'Life has been full of rewards, full of sadness.'
In a conversation withAshis Ray, Lord Swraj Paul says: "I am also so far the only person of foreign origin to have become deputy speaker of the House of Lords."
What was your relationship with Pranab Mukherjee like? What did you think of him?
I have a lot of respect and affection for Pranab. As you know I am a Calcutta man.
He was very well spoken. He was with Ajoy Mukherjee (who left the Congress to form the Bangla Congress party and become chief minister of West Bengal in 1967).
Mrs Gandhi one day told me, 'We need a good person in Calcutta.'
I said there's one person, I don't know him, but people speak highly of him, that's Pranab Mukherjee.
She said, 'If you think he's good, why don't you talk to him and ask if he would like to join us?'
That's how I contacted Pranab. I told him, 'If you have bigger ambitions, would you like to see her?' He said, 'Yes.'
So I sent him to Delhi. She liked him. He said there and then he would like to join.
She made him a Rajya Sabha member, gave him a ministry.
After that my relationship was extremely good right up to his death.
In 1983, you acquired significant shares in Escorts and DCM, but they were not registered and you had to ultimately sell your shares. What exactly happened?
(H P) Nanda (who controlled Escorts) had 7 per cent shares; I had 14 per cent.
Shrirams (who ran DCM) had 10 per cent; I had 15 per cent.
The rest of the shares were owned by the Indian government. I bought the shares from them.
I bought Nanda's shares from his sister-in-law. So how could they not register?
Pranab Mukherjee was finance minister at that time. Couldn't he have helped you?
The person who really made a mess, if you ask me, who is a very dear friend of mine and has been, was Manmohan Singh.
He was Reserve Bank (of India) governor.
The matter went to court; the court said, 'Swraj Paul is right.'
The policy was that if the money comes through banking channels, the investment should be approved. Manmohan Singh decided to change the policy retrospectively.
How did your peerage come about?
In the 1980s I really built the business (in the UK).
I bought Fidelity, which made television sets. There was a lot of publicity.
In the 1990s I came to know London Zoo was likely to close. We used to take Ambika during her illness to the zoo. She used to love going there.
I found it very, very sad that it will close. I rang the zoo and said, 'I don't know how much you need, but I can give you £1 million.'
In 1996, John Major, who is a good friend, was prime minister.
All of sudden we got a surprise. Aruna and I were on a cruise when the captain comes and says, 'I have good news for you.' He hands me a letter from the prime minister. There it was.
But your name was proposed by Labour, wasn't it?
The leader of the Opposition Tony Blair had recommended this to John Major.
How did your friendship with Gordon Brown develop?
Since Gordon became an MP, we got along very well. We were both in the Labour party, so we used to get together.
What's been your experience as a member of Queen Elizabeth's Privy Council?
You are entitled to look at every paper of the government.

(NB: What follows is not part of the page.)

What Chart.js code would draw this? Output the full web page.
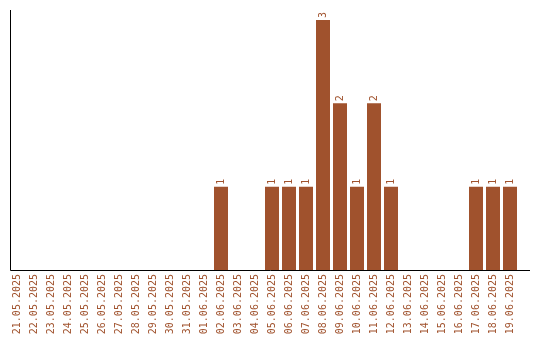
<!DOCTYPE html>
<html>
<head>
<meta charset="utf-8">
<script src="https://cdn.jsdelivr.net/npm/chart.js@4"></script>
<style>
  html, body { margin: 0; padding: 0; background: #fff; }
  #wrap { width: 540px; height: 340px; }
</style>
</head>
<body>
<div id="wrap"><canvas id="chart" width="540" height="340"></canvas></div>
<script>
// Dates (categories)
const days = [
    '21.05.2025', '22.05.2025', '23.05.2025', '24.05.2025', '25.05.2025',
    '26.05.2025', '27.05.2025', '28.05.2025', '29.05.2025', '30.05.2025',
    '31.05.2025', '01.06.2025', '02.06.2025', '03.06.2025', '04.06.2025',
    '05.06.2025', '06.06.2025', '07.06.2025', '08.06.2025', '09.06.2025',
    '10.06.2025', '11.06.2025', '12.06.2025', '13.06.2025', '14.06.2025',
    '15.06.2025', '16.06.2025', '17.06.2025', '18.06.2025', '19.06.2025'
];
// Count per day
const counts = [
    0, 0, 0, 0, 0,
    0, 0, 0, 0, 0,
    0, 0, 1, 0, 0,
    1, 1, 1, 3, 2,
    1, 2, 1, 0, 0,
    0, 0, 1, 1, 1
];

const barColor = '#a0522d';
const monoFont = '"DejaVu Sans Mono", "Liberation Mono", monospace';

// Draws the count above each bar, rotated like the day labels
const valueLabels = {
    id: 'valueLabels',
    afterDatasetsDraw(chart) {
        const ctx = chart.ctx;
        const meta = chart.getDatasetMeta(0);
        ctx.save();
        ctx.fillStyle = barColor;
        ctx.font = '10px ' + monoFont;
        ctx.textAlign = 'left';
        ctx.textBaseline = 'middle';
        meta.data.forEach((bar, i) => {
            if (!counts[i]) return;
            ctx.save();
            ctx.translate(bar.x, bar.y - 2);
            ctx.rotate(-Math.PI / 2);
            ctx.fillText(String(counts[i]), 0, 0);
            ctx.restore();
        });
        ctx.restore();
    }
};

// Axis lines
const axisLines = {
    id: 'axisLines',
    afterDraw(chart) {
        const ctx = chart.ctx;
        const base = Math.round(chart.scales.y.getPixelForValue(0)) + 0.5;
        ctx.save();
        ctx.strokeStyle = '#000';
        ctx.lineWidth = 1;
        ctx.beginPath();
        ctx.moveTo(10.5, 10);
        ctx.lineTo(10.5, base);
        ctx.lineTo(530, base);
        ctx.stroke();
        ctx.restore();
    }
};

new Chart(document.querySelector('#chart'), {
    type: 'bar',
    data: {
        labels: days,
        datasets: [{
            data: counts,
            backgroundColor: barColor,
            borderWidth: 0,
            barPercentage: 14 / 17,
            categoryPercentage: 1
        }]
    },
    options: {
        responsive: false,
        animation: false,
        layout: { padding: { left: 8.5, right: 21.5, top: 20, bottom: 0 } },
        plugins: {
            legend: { display: false },
            tooltip: { enabled: false }
        },
        scales: {
            x: {
                grid: { display: false, drawTicks: false },
                border: { display: false },
                afterFit: (scale) => { scale.height = 70; },
                ticks: {
                    autoSkip: false,
                    minRotation: 90,
                    maxRotation: 90,
                    padding: 4,
                    color: barColor,
                    font: { family: monoFont, size: 10 }
                }
            },
            y: {
                display: false,
                min: 0,
                max: 3
            }
        }
    },
    plugins: [valueLabels, axisLines]
});
</script>
</body>
</html>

I have no such desire.
Every now and then you can be called for a meeting with the queen.
The Privy Council meets almost every week. The queen takes the chair.
Bills are presented for final approval. But only five members are invited at a time.
I was the first Indian to be made a privy councillor from the Labour party.
How often does your turn come?
It can come once a year; it can come once in six months.
It depends on who has some expert knowledge on a matter.
I am also so far the only person of foreign origin to have become deputy speaker of the House of Lords.
What's your impression of Narendra Modi?
When I met him for the first time after he became prime minister, I told him I am an admirer of Mrs Gandhi. He appreciated it.
Looking back, what would you say?
Life has been full of rewards, full of sadness.